It’s hard to believe that a mere 6 years ago, my income came from cooking and cleaning for Muskoka’s insanely wealthy. It was a great summer gig, I got to cook in some of the most amazing kitchens I’ve ever seen. I was working for Kelly Ballance of Better Living and not only did I cook, I cleaned more windows, floors, and toilets than anyone ever – clearly an exaggeration, but some of these places had like 12 bathrooms.
One may think that a girl with this job would LOVE cleaning. You know, those girls that clean when their stressed or procrastinating and can’t sleep if there’s a plate in the sink? You know, clean girls? A sad, but true fact about me is that I hate cleaning. And when I say hate, I mean it. Hate is a powerful word, so I’m not using it lightly. In fact, I suffer from hyperventilating-anxiety when I think about my vacuum that needs to be emptied (if only it was a Dyson, then my disdain for that dirt-sucking-machine would be lessened – hint). Anyway, I picture myself dropping the dust cartridge and my apartment being coated in a layer of filth that I’d actually have to deal with. Ugh. What’s that all about?
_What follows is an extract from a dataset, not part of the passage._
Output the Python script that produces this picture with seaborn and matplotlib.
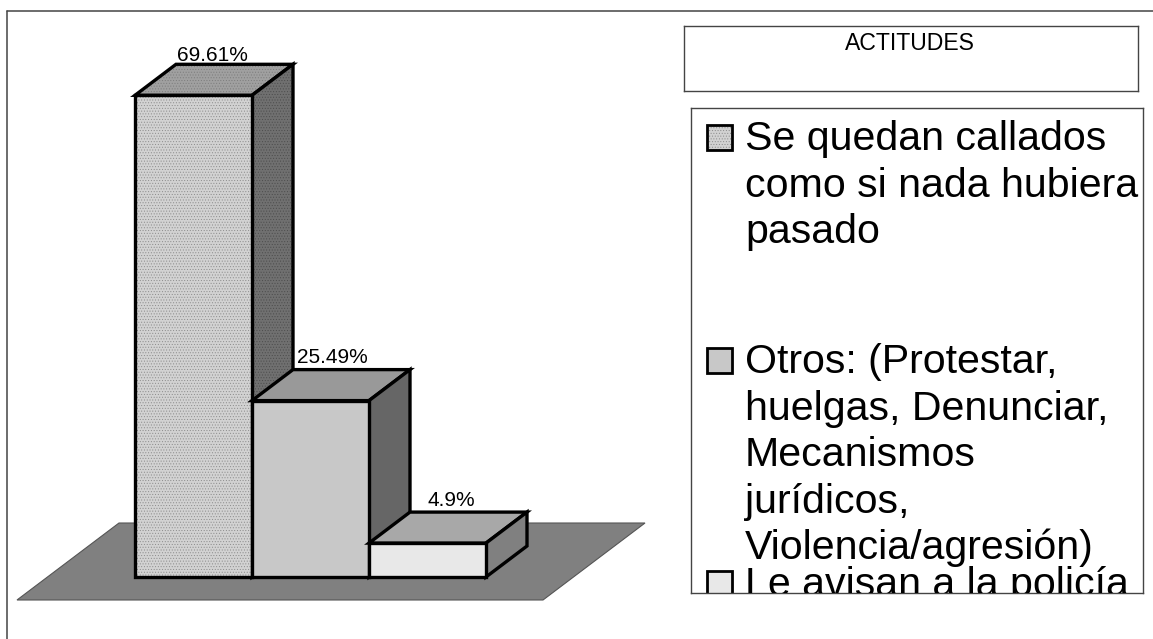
import matplotlib
matplotlib.use("Agg")
import matplotlib.pyplot as plt
from matplotlib.lines import Line2D
from matplotlib.patches import Polygon, Rectangle
import pandas as pd
import seaborn as sns

# --- DATA ---
CATEGORIES = ["Se quedan callados", "Otros", "Le avisan a la policía"]
VALUES = [69.61, 25.49, 4.9]
VALUE_LABELS = ["69.61%", "25.49%", "4.9%"]
LEGEND_LABELS = [
    "Se quedan callados\ncomo si nada hubiera\npasado",
    "Otros: (Protestar,\nhuelgas, Denunciar,\nMecanismos\njurídicos,\nViolencia/agresión)",
    "Le avisan a la policía",
]
TITLE = "ACTITUDES"

# --- STYLE ---
FRONT_COLORS = ["#d2d2d2", "#c8c8c8", "#e8e8e8"]
TOP_COLORS = ["#a0a0a0", "#999999", "#a8a8a8"]
SIDE_COLORS = ["#707070", "#666666", "#808080"]
W, H = 1153, 639
PX_PER_CAT = 117
PX_PER_UNIT = 6.92
BASE_X, BASE_Y = 135, 577
EDGE = 2.4
LABEL_LIFT_PX = [3, 7, 6]
LABEL_SHIFT_PX = [19, 22, 24]
LEGEND_BASELINES = [150, 373, 596]

sns.set_theme(style="white")
plt.rcParams["font.family"] = ["Liberation Sans", "DejaVu Sans"]
plt.rcParams["text.color"] = "black"
plt.rcParams["hatch.linewidth"] = 0.4


def px_box(left, top, right, bottom):
    new_ax = fig.add_axes([left / W, 1 - bottom / H, (right - left) / W, (bottom - top) / H])
    new_ax.set_xlim(left, right)
    new_ax.set_ylim(bottom, top)
    new_ax.set_xticks([])
    new_ax.set_yticks([])
    return new_ax


def textured(target, points, color, dots):
    # hatch has its own colour, so the black outline goes on a second polygon
    target.add_patch(Polygon(points, closed=True, fc=color, ec=dots, hatch="......", lw=0, zorder=z))
    target.add_patch(Polygon(points, closed=True, fc="none", ec="black", lw=EDGE, zorder=z))


fig = plt.figure(figsize=(W / 100, H / 100), dpi=100)
fig.patch.set_facecolor("white")
ax = fig.add_axes([0, 0, 1, 1])

df = pd.DataFrame({"cat": CATEGORIES, "val": VALUES})
sns.barplot(data=df, x="cat", y="val", hue="cat", palette=FRONT_COLORS, order=CATEGORIES,
            width=1.0, edgecolor="black", linewidth=EDGE, legend=False, ax=ax)

# axes span the whole figure, so limits fix the scale of the bars
ax.set_xlim(-0.5 - BASE_X / PX_PER_CAT, -0.5 + (W - BASE_X) / PX_PER_CAT)
ax.set_ylim((BASE_Y - H) / PX_PER_UNIT, BASE_Y / PX_PER_UNIT)
ax.set_axis_off()

depth_x = 41 / PX_PER_CAT
depth_y = 31 / PX_PER_UNIT

# floor under the bars
floor_l = -0.5 - 118 / PX_PER_CAT
floor_r = floor_l + 526 / PX_PER_CAT
floor_low = -23 / PX_PER_UNIT
floor_high = 54 / PX_PER_UNIT
floor_shift = 102 / PX_PER_CAT
ax.add_patch(Polygon([(floor_l, floor_low), (floor_l + floor_shift, floor_high),
                      (floor_r + floor_shift, floor_high), (floor_r, floor_low)],
                     closed=True, fc="#808080", ec="#555555", lw=0.8, zorder=0))

bars = sorted([p for p in ax.patches if isinstance(p, Rectangle)], key=lambda p: p.get_x())
for i, bar in enumerate(bars):
    x0, x1 = bar.get_x(), bar.get_x() + bar.get_width()
    y1 = bar.get_height()
    z = 1 + 2 * i
    top_pts = [(x0, y1), (x0 + depth_x, y1 + depth_y), (x1 + depth_x, y1 + depth_y), (x1, y1)]
    side_pts = [(x1, 0), (x1 + depth_x, depth_y), (x1 + depth_x, y1 + depth_y), (x1, y1)]
    if i == 0:
        textured(ax, top_pts, TOP_COLORS[i], "#7c7c7c")
        textured(ax, side_pts, SIDE_COLORS[i], "#4c4c4c")
        z = 2
        bar.set_visible(False)
        textured(ax, [(x0, 0), (x0, y1), (x1, y1), (x1, 0)], FRONT_COLORS[i], "#8c8c8c")
    else:
        bar.set_zorder(z + 1)
        ax.add_patch(Polygon(top_pts, closed=True, fc=TOP_COLORS[i], ec="black", lw=EDGE, zorder=z))
        ax.add_patch(Polygon(side_pts, closed=True, fc=SIDE_COLORS[i], ec="black", lw=EDGE, zorder=z))
    ax.text((x0 + x1) / 2 + LABEL_SHIFT_PX[i] / PX_PER_CAT, y1 + depth_y + LABEL_LIFT_PX[i] / PX_PER_UNIT,
            VALUE_LABELS[i], ha="center", va="baseline", fontsize=15, color="black", zorder=10)

# outer frame, only left and top are inside the picture
frame = dict(transform=fig.transFigure, color="#444444", lw=1.1)
fig.add_artist(Line2D([6.5 / W, 6.5 / W], [0, 1 - 11 / H], **frame))
fig.add_artist(Line2D([6.5 / W, 1], [1 - 11 / H, 1 - 11 / H], **frame))

# title box
title_ax = px_box(684, 26, 1138, 91)
title_ax.text(910, 50, TITLE, ha="center", va="baseline", fontsize=16.6, color="black")

# legend box, entries run past the bottom and get clipped like the original
leg_ax = px_box(691, 108, 1143, 593)
for box_ax in (title_ax, leg_ax):
    for spine in box_ax.spines.values():
        spine.set_edgecolor("#444444")
        spine.set_linewidth(1.0)

line_px = 46.6
for i, label in enumerate(LEGEND_LABELS):
    base = LEGEND_BASELINES[i]
    if i == 0:
        leg_ax.add_patch(Rectangle((706.5, base - 25.5), 25, 25, fc=FRONT_COLORS[i], ec="#8c8c8c",
                                   hatch="......", lw=0))
    leg_ax.add_patch(Rectangle((706.5, base - 25.5), 25, 25, fc=FRONT_COLORS[i] if i else "none",
                               ec="black", lw=2.0))
    for n, line in enumerate(label.split("\n")):
        leg_ax.text(745, base + n * line_px, line, ha="left", va="baseline", fontsize=29.6,
                    color="black", clip_on=True)

fig.savefig("out.png", dpi=100)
It turns out that I suffer from an undiagnosed severe case of a Cleaning Disorder. There are three kinds of Cleaning Disorders, I endure the messy kind, but there are others:
- Purge-orexic – A person who throws away everything because they can’t stand the thought of clutter. This often causes them to spend more money on clothes, food, toiletries because they threw out perfectly good older ones because it was time to ‘clean house’.
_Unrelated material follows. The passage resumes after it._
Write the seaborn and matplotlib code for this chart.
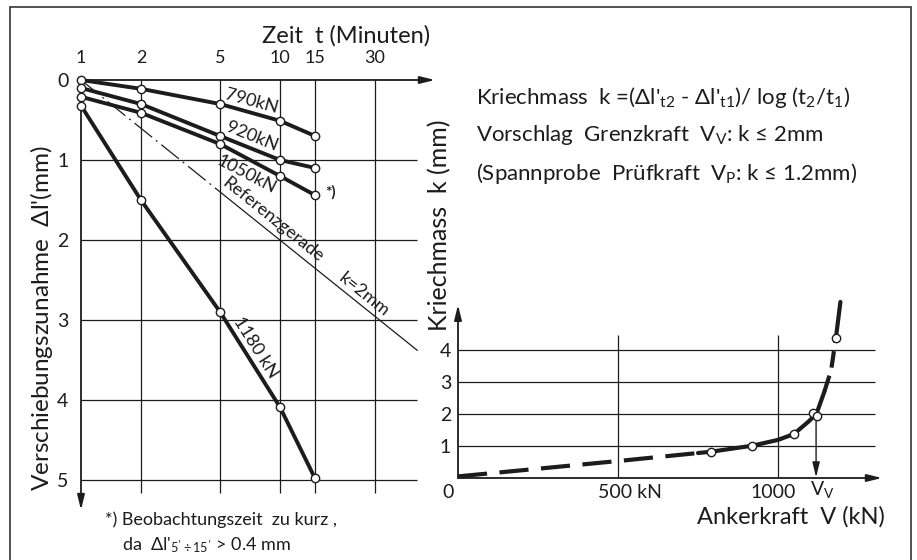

- Scrub-oholics – Never go to a scrub-oholics for dinner. I say this for a few reasons: a) they’ll make you wash your shoes before you step on their welcome mat, b) before you are done your meal, your plate has been washed, dried and put away, leaving you no chance to decide if you want seconds, and c) they watch your every step and follow behind you with Bounty just in case you drop anything.
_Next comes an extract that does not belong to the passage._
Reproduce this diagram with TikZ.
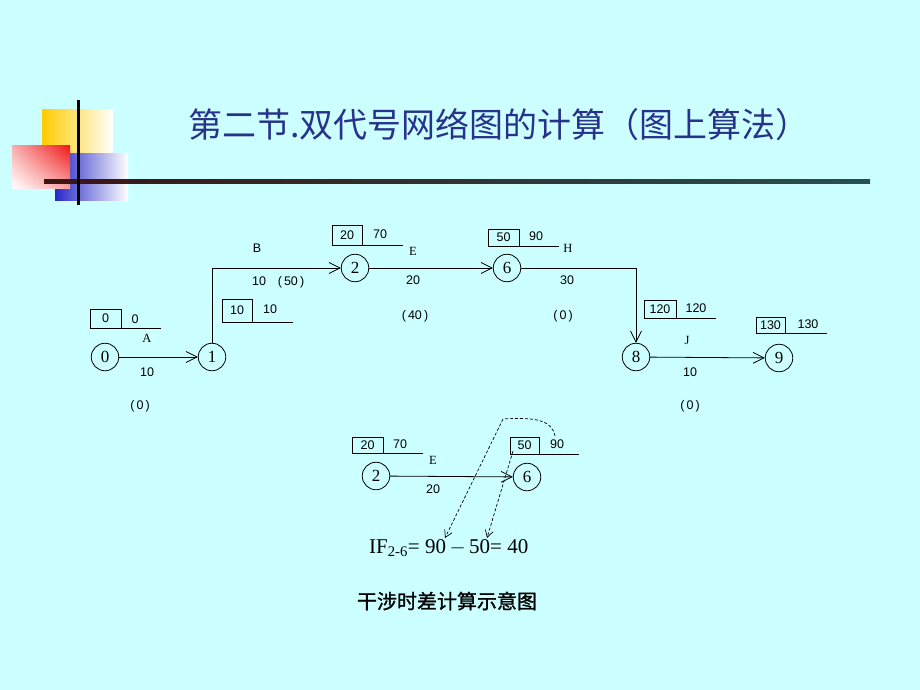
\documentclass[tikz,border=0pt]{standalone}
\usepackage{fontspec}
\setmainfont{Liberation Serif}
\newfontfamily\cjk{Noto Sans CJK SC}
\newfontfamily\cjkb[FakeBold=1.2]{Noto Sans CJK SC}
\newfontfamily\numf{Liberation Sans}
\usetikzlibrary{arrows.meta,shadings}
\definecolor{bg}{RGB}{204,255,255}
\definecolor{titleblue}{RGB}{40,50,140}
\definecolor{ylw}{RGB}{255,204,0}
\definecolor{rd}{RGB}{240,20,20}
\definecolor{bl}{RGB}{40,40,200}
\begin{document}
\begin{tikzpicture}[x=1pt,y=-1pt,
  every node/.style={inner sep=0pt},
  ev/.style={draw,circle,line width=0.8pt,minimum size=27.5pt,font=\fontsize{17}{17}\selectfont},
  ebox/.style={draw,line width=0.8pt,minimum width=31pt,minimum height=19pt,font=\numf\fontsize{12.5}{13}\selectfont},
  num/.style={font=\numf\fontsize{12.5}{13}\selectfont},
  let/.style={font=\fontsize{12.5}{13}\selectfont},
  ln/.style={line width=0.8pt},
  arr/.style={line width=0.8pt,-{Straight Barb[length=11pt,width=11pt,line width=0.8pt]}},
  darr/.style={line width=0.7pt,dashed,dash pattern=on 3pt off 2pt,-{Straight Barb[length=7pt,width=8pt,line width=0.7pt]}}]
\fill[bg] (0,0) rectangle (920,690);
\useasboundingbox (0,0) rectangle (920,690);
% decoration
\shade[left color=ylw,middle color=ylw!80!white,right color=white] (42,110) rectangle (113,154);
\shade[left color=bl,middle color=bl!70!white,right color=white] (55,153) rectangle (128,200);
\shade[upper left=rd!35!white,upper right=rd,lower left=white,lower right=rd!40!white] (12,145) rectangle (70,188);
\shade[left color={rgb,255:red,60;green,20;blue,20},right color={rgb,255:red,40;green,80;blue,80}] (44,179) rectangle (870,183);
\draw[line width=3pt,black] (78,100) -- (78,205);
% title
\node[font=\cjk\fontsize{34}{34}\selectfont,text=titleblue,anchor=west] (title) at (188,125) {第二节.双代号网络图的计算（图上算法）};
% top network nodes
\node[ev] (n0) at (105,357) {0};
\node[ev] (n1) at (212,357) {1};
\node[ev] (n2) at (355,268) {2};
\node[ev] (n6) at (507,268) {6};
\node[ev] (n8) at (636,357) {8};
\node[ev] (n9) at (779,358) {9};
\draw[arr] (n0) -- (n1);
\draw[arr] (n1) -- (n1 |- n2) -- (n2);
\draw[arr] (n2) -- (n6);
\draw[arr] (n6) -- (n6 -| n8) -- (n8);
\draw[arr] (n8) -- (n9);
% time boxes
\node[ebox] (b0) at (105.5,318.5) {0};
\node[num] (l0) at (135,319) {0};
\draw[ln] (b0.south east) -- ++(40,0) coordinate (u0);
\node[ebox,minimum width=30pt,minimum height=23pt] (b1) at (237,310.5) {10};
\node[num] (l1) at (270,309) {10};
\draw[ln] (b1.south east) -- ++(41,0) coordinate (u1);
\node[ebox,minimum width=30pt,minimum height=20pt] (b2) at (347,235) {20};
\node[num] (l2) at (380,234.5) {70};
\draw[ln] (b2.south east) -- ++(41,0) coordinate (u2);
\node[ebox,minimum height=17pt] (b6) at (503.5,237.5) {50};
\node[num] (l6) at (536,236.5) {90};
\draw[ln] (b6.south east) -- ++(40,0) coordinate (u6);
\node[ebox,minimum width=32pt,minimum height=18pt] (b8) at (660,309) {120};
\node[num] (l8) at (696,308) {120};
\draw[ln] (b8.south east) -- ++(40,0) coordinate (u8);
\node[ebox,minimum width=29pt,minimum height=16pt] (b9) at (770.5,325) {130};
\node[num] (l9) at (808,324) {130};
\draw[ln] (b9.south east) -- ++(42,0) coordinate (u9);
% activity labels
\node[let] (tA) at (147,338) {A};
\node[num] (dA) at (147,372) {10};
\node[num] (fA) at (140,406) {(\,0\,)};
\node[num] (tB) at (257,248) {B};
\node[num] (dB) at (259,281) {10};
\node[num] (fB) at (291,282) {(\,50\,)};
\node[let] (tE) at (413,251) {E};
\node[num] (dE) at (413,280) {20};
\node[num] (fE) at (415,316) {(\,40\,)};
\node[let] (tH) at (568,248) {H};
\node[num] (dH) at (567,280) {30};
\node[num] (fH) at (563,316) {(\,0\,)};
\node[let] (tJ) at (687,340) {J};
\node[num] (dJ) at (690,372) {10};
\node[num] (fJ) at (690,406) {(\,0\,)};
% bottom illustration
\node[ebox,minimum height=16pt] (c2) at (367.5,445) {20};
\node[num] (k2) at (400,444) {70};
\draw[ln] (c2.south east) -- ++(40,0) coordinate (v2);
\node[let] (cE) at (433,460) {E};
\node[ev] (m2) at (376,476) {2};
\node[ev] (m6) at (527,477) {6};
\draw[arr] (m2) -- (m6);
\node[num] (cd) at (433,489) {20};
\node[ebox,minimum width=29pt,minimum height=17pt] (c6) at (524.5,445.5) {50};
\node[num] (k6) at (557,444) {90};
\draw[ln] (c6.south east) -- ++(40,0) coordinate (v6);
\node[font=\fontsize{21}{21}\selectfont,anchor=west] (formula) at (369,548) {IF\textsubscript{2-6}= 90\,$-$\,50= 40};
\coordinate (t90) at (445,538);
\coordinate (t50) at (487,538);
\coordinate (s90) at (555,436);
\coordinate (s50) at (513,451);
\draw[darr] (s90) .. controls (552,420) and (535,417) .. (503,419) -- (t90);
\draw[darr] (s50) -- (t50);
\node[font=\cjkb\fontsize{20}{20}\selectfont] (cap) at (447,601) {干涉时差计算示意图};
\end{tikzpicture}
\end{document}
- Lazyslashmessy-orexic – This is what I suffer from. A person who stresses out so much about the effort it’s going to take to put a dish away, when in reality, it takes no effort at all. Actually, if you cleaned up after yourself, a even just a little, at all times, you wouldn’t have to lose entire weekends to cleaning because your apartment is growing it’s own colony of mold creatures. I’m not actually this bad, you can find my kitchen counter for the most part and the sink is usually empty (all thanks to Mr. Opposite).
As you can see, I’m in desperate need of help. In fact, I’m currently looking for a reasonably priced cleaning lady in Toronto if you know any!